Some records
========

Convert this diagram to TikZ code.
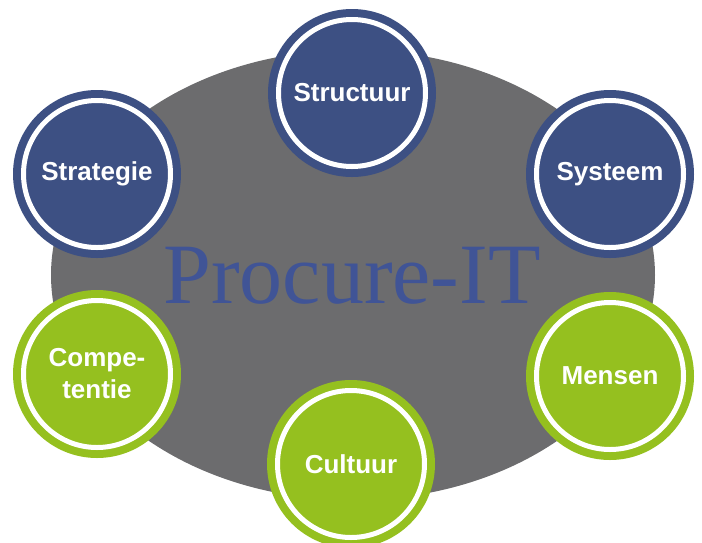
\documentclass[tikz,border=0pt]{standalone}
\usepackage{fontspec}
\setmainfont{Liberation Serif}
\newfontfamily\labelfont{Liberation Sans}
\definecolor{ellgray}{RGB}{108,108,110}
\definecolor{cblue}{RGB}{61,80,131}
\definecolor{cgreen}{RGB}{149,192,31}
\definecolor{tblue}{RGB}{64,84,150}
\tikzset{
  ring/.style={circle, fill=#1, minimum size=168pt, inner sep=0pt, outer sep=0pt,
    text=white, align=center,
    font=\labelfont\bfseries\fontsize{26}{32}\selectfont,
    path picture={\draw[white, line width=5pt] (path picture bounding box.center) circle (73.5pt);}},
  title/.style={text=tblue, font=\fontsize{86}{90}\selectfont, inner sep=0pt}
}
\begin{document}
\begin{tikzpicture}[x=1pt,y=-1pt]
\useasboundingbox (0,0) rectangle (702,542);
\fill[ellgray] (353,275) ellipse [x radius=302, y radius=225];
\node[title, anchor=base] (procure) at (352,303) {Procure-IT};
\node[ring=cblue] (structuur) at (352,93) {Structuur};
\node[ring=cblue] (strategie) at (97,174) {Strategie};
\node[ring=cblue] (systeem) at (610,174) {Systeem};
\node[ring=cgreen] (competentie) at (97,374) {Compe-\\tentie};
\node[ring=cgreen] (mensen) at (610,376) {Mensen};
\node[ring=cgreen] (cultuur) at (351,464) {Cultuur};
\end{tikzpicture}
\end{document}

========

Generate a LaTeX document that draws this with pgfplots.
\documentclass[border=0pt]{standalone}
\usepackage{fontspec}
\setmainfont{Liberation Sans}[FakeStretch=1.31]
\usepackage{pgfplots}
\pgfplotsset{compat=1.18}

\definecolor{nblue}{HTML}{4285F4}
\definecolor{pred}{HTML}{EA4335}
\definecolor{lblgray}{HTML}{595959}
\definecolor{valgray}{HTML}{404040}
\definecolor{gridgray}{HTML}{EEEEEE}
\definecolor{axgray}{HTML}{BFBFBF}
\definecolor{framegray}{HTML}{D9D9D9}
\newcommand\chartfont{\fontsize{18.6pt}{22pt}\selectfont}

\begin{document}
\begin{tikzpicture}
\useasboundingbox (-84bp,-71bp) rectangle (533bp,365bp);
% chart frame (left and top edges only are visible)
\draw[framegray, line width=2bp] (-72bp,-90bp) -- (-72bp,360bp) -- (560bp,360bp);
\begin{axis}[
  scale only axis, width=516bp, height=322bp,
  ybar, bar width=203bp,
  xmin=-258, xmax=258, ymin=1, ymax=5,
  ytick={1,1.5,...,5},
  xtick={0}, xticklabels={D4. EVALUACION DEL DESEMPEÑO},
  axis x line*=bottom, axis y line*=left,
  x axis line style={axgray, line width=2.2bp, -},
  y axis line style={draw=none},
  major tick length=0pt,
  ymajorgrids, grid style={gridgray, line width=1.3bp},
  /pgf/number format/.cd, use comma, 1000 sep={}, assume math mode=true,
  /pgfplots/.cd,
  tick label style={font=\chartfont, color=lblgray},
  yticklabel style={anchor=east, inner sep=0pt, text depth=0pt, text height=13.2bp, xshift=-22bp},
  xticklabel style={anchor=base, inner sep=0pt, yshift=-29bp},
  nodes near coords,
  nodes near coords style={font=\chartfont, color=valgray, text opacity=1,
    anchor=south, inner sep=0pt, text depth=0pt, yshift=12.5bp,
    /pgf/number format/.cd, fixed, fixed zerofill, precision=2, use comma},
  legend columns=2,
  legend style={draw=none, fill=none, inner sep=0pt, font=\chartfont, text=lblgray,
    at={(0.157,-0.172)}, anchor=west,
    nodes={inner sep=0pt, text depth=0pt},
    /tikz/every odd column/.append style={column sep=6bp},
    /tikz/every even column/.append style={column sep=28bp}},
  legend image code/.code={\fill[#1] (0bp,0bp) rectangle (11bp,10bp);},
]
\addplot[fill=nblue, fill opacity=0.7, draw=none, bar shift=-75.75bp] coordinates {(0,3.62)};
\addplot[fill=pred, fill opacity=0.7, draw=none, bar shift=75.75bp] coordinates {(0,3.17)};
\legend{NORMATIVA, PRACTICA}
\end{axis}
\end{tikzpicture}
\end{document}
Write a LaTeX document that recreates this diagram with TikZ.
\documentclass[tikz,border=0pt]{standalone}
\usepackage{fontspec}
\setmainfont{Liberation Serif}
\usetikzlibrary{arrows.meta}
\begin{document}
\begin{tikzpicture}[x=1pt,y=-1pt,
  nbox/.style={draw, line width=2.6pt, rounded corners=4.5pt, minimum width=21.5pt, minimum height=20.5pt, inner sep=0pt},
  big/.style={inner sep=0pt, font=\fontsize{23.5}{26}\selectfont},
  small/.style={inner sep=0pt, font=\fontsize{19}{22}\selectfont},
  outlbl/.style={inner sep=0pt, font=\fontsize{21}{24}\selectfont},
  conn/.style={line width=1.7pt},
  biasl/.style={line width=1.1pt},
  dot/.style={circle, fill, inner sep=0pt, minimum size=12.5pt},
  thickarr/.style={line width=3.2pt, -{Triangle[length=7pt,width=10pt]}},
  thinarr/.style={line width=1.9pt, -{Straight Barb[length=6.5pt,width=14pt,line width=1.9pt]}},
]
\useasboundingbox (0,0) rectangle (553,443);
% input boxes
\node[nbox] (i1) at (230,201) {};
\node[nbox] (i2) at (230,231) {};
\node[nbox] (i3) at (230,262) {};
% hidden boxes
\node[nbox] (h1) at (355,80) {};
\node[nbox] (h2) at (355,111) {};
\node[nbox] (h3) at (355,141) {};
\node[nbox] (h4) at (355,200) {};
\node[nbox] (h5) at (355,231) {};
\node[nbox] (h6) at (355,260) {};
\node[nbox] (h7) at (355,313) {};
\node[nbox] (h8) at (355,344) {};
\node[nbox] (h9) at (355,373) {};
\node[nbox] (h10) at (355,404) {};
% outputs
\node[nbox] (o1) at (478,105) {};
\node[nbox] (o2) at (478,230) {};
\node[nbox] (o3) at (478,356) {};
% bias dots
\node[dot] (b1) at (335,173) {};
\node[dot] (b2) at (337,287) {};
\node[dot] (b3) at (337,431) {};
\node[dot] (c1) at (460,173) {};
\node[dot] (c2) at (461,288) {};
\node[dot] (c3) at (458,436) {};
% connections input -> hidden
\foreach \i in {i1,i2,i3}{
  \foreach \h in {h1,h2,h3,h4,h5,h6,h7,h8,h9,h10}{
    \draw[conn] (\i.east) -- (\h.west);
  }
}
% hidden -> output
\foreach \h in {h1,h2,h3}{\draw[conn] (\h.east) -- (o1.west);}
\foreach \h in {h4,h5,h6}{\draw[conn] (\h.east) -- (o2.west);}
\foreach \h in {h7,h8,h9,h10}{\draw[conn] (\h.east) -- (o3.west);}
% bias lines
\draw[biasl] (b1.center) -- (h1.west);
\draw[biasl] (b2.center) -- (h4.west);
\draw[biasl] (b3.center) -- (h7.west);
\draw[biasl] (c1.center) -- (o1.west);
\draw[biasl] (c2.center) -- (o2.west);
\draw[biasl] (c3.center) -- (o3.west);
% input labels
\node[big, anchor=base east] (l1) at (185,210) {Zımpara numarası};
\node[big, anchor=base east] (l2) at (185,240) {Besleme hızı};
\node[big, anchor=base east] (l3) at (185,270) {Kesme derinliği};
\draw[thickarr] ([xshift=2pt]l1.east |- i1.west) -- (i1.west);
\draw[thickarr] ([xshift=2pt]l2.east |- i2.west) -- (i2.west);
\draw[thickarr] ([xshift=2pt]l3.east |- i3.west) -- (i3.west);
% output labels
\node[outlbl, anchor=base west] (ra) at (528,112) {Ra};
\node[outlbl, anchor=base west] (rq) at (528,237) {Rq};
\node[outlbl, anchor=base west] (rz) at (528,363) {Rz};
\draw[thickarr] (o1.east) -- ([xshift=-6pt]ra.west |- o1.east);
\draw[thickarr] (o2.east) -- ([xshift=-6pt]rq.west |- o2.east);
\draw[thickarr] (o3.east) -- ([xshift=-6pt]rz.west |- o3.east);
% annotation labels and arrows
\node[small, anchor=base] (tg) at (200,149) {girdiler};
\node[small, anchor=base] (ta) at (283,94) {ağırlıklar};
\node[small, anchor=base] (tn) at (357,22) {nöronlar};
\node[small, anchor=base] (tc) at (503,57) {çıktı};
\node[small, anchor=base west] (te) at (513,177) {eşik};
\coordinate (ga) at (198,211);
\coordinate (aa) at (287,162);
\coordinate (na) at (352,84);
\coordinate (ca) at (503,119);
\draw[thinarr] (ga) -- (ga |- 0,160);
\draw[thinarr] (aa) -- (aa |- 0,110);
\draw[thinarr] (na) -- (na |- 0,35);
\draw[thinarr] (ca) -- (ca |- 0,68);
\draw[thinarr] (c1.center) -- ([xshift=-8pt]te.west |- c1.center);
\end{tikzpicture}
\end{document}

========

TASK GOAL: Only a number is wanted: how many lines contain "that"?

RESPONSE: 2